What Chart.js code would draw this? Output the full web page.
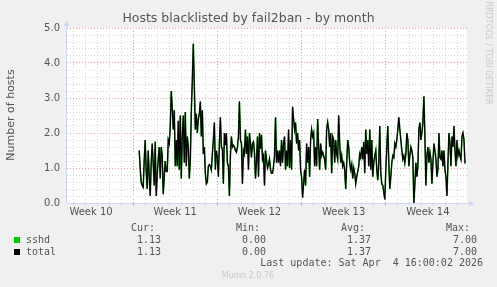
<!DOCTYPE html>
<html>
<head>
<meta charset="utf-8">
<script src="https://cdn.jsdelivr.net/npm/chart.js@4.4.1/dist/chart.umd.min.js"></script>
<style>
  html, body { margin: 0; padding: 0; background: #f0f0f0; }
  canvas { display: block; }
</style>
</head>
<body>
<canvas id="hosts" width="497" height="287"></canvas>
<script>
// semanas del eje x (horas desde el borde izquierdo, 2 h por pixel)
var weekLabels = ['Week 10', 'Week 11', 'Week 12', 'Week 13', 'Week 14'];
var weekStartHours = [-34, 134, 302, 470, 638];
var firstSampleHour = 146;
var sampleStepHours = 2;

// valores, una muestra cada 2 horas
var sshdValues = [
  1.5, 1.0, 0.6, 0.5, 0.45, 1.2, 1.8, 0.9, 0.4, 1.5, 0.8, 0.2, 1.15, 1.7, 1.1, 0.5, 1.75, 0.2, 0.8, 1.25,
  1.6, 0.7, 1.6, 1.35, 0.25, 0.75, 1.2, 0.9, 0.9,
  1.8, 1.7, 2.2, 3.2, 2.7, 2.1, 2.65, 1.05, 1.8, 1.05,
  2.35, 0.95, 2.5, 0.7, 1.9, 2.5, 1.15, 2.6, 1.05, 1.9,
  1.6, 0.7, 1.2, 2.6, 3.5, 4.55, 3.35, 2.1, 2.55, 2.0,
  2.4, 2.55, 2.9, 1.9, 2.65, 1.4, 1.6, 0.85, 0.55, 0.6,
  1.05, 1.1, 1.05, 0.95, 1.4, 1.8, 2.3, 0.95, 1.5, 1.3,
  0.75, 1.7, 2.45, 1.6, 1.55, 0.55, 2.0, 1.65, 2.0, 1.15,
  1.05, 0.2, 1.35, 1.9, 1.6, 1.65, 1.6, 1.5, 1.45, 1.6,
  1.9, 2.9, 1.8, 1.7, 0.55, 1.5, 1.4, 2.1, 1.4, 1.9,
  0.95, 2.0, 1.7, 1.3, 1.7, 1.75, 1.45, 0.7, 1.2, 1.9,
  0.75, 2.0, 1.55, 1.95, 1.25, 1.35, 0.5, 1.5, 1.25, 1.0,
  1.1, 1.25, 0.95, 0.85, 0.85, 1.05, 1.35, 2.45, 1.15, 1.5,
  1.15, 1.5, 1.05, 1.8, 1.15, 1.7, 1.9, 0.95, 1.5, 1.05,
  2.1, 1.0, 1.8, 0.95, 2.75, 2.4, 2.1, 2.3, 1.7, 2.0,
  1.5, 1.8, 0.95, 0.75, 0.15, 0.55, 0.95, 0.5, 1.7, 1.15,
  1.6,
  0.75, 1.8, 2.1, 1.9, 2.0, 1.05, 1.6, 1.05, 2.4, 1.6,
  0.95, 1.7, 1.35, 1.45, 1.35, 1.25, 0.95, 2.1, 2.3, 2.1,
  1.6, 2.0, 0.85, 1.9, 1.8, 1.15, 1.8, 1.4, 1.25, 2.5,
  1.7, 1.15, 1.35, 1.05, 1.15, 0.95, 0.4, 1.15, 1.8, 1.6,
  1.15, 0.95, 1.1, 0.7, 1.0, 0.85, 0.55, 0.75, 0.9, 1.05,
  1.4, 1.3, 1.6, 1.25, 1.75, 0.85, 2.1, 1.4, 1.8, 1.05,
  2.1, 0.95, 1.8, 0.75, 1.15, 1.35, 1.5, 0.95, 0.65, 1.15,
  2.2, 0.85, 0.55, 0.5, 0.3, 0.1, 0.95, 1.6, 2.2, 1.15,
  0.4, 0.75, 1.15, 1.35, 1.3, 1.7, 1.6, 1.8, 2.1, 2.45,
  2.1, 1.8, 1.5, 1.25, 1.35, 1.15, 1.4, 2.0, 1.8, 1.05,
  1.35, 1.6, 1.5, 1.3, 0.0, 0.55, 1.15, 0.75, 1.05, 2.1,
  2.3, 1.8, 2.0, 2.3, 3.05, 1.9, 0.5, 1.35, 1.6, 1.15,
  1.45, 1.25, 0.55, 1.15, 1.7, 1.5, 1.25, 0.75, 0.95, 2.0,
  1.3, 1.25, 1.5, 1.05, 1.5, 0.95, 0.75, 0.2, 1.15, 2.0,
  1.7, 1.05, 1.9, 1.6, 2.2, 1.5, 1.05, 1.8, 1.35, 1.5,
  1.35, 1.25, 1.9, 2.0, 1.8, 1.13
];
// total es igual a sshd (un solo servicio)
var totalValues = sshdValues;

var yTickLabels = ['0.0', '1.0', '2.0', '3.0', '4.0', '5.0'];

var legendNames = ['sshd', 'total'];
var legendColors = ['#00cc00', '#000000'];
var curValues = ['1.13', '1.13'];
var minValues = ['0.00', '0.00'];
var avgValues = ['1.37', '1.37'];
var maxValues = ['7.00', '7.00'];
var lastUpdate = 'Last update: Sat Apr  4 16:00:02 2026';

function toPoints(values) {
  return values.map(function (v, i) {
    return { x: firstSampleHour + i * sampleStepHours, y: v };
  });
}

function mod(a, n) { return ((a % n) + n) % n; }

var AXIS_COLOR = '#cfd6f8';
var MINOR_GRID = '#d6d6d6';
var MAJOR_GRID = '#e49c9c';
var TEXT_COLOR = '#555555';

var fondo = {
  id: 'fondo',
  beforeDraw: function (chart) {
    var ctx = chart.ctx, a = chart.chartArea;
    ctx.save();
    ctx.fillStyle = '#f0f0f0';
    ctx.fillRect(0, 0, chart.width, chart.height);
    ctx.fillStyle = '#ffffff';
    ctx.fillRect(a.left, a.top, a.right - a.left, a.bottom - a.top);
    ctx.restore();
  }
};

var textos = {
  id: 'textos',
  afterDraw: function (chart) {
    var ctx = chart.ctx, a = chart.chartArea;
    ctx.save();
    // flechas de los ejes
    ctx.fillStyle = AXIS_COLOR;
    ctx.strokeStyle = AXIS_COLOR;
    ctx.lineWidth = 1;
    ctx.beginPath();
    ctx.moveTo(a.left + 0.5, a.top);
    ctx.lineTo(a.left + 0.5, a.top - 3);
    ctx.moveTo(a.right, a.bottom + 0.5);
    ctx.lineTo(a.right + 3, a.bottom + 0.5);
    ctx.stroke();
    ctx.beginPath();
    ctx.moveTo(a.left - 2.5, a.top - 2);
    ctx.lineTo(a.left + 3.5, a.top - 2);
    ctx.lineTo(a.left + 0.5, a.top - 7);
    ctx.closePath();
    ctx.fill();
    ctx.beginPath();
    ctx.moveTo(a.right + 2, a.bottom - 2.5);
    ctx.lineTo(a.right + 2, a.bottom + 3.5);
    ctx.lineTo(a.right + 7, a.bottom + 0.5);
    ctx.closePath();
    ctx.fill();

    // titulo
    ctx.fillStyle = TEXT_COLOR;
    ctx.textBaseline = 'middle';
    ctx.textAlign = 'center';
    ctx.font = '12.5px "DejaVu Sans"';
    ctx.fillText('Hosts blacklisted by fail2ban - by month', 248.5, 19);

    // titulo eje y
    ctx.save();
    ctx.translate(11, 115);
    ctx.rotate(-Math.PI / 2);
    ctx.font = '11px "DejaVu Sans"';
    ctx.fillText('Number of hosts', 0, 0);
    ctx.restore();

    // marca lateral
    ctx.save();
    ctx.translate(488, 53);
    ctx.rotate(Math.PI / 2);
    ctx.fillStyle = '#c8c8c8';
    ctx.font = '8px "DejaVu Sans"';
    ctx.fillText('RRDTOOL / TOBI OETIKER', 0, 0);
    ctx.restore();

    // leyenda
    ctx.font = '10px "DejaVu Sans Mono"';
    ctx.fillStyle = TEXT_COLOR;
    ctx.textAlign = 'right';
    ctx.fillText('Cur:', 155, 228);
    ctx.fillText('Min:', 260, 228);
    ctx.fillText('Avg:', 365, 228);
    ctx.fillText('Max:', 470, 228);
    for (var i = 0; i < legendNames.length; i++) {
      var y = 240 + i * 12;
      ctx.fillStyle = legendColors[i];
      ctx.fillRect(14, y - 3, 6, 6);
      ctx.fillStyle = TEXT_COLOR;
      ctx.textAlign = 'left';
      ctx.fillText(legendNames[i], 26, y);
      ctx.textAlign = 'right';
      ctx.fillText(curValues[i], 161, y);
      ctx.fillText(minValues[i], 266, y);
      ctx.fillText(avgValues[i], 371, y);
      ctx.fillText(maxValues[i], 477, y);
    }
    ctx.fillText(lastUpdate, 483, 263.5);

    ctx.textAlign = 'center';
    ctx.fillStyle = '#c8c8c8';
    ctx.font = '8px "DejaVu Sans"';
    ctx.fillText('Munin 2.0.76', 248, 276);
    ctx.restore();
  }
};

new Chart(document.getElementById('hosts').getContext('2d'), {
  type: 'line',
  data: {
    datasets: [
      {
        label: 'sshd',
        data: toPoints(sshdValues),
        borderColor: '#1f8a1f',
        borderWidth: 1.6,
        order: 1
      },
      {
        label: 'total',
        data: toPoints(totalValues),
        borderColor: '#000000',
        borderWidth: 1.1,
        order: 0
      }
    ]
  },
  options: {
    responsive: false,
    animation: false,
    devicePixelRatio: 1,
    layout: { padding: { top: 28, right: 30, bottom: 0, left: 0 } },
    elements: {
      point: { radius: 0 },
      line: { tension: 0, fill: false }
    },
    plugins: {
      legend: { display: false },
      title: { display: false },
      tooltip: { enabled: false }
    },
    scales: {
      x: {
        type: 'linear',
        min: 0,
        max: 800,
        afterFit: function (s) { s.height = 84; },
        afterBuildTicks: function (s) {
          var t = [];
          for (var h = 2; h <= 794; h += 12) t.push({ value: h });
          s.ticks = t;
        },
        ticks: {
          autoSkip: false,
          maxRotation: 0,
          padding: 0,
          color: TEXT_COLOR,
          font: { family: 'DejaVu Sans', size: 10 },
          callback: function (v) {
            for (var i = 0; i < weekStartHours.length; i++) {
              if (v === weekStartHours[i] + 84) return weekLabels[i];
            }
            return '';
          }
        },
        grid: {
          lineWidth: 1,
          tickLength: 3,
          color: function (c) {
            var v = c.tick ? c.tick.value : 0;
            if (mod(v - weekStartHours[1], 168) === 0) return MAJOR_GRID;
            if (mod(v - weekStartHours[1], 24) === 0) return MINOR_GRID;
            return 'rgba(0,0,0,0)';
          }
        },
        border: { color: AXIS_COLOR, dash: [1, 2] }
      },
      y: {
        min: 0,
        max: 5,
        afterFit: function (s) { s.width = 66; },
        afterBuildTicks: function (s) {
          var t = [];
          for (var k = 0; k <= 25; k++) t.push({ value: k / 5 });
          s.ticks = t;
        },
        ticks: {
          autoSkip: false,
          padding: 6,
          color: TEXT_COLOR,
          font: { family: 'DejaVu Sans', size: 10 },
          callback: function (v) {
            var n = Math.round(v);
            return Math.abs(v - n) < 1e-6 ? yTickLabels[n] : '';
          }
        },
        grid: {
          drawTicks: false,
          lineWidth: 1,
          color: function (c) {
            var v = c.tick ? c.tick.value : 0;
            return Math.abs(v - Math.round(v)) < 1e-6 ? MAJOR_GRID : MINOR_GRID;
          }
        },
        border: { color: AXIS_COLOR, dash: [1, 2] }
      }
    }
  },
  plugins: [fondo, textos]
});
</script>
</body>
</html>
◇ ◇ ◇ ◇ ◇ ◇ ◇
- _What is asked_:
Begin at the top of the material above and output each line exactly, stopping after the line that holds "var sampleStepHours = 2;". Leave out pictures.

- _Expected output_:
What Chart.js code would draw this? Output the full web page.
<!DOCTYPE html>
<html>
<head>
<meta charset="utf-8">
<script src="https://cdn.jsdelivr.net/npm/chart.js@4.4.1/dist/chart.umd.min.js"></script>
<style>
  html, body { margin: 0; padding: 0; background: #f0f0f0; }
  canvas { display: block; }
</style>
</head>
<body>
<canvas id="hosts" width="497" height="287"></canvas>
<script>
// semanas del eje x (horas desde el borde izquierdo, 2 h por pixel)
var weekLabels = ['Week 10', 'Week 11', 'Week 12', 'Week 13', 'Week 14'];
var weekStartHours = [-34, 134, 302, 470, 638];
var firstSampleHour = 146;
var sampleStepHours = 2;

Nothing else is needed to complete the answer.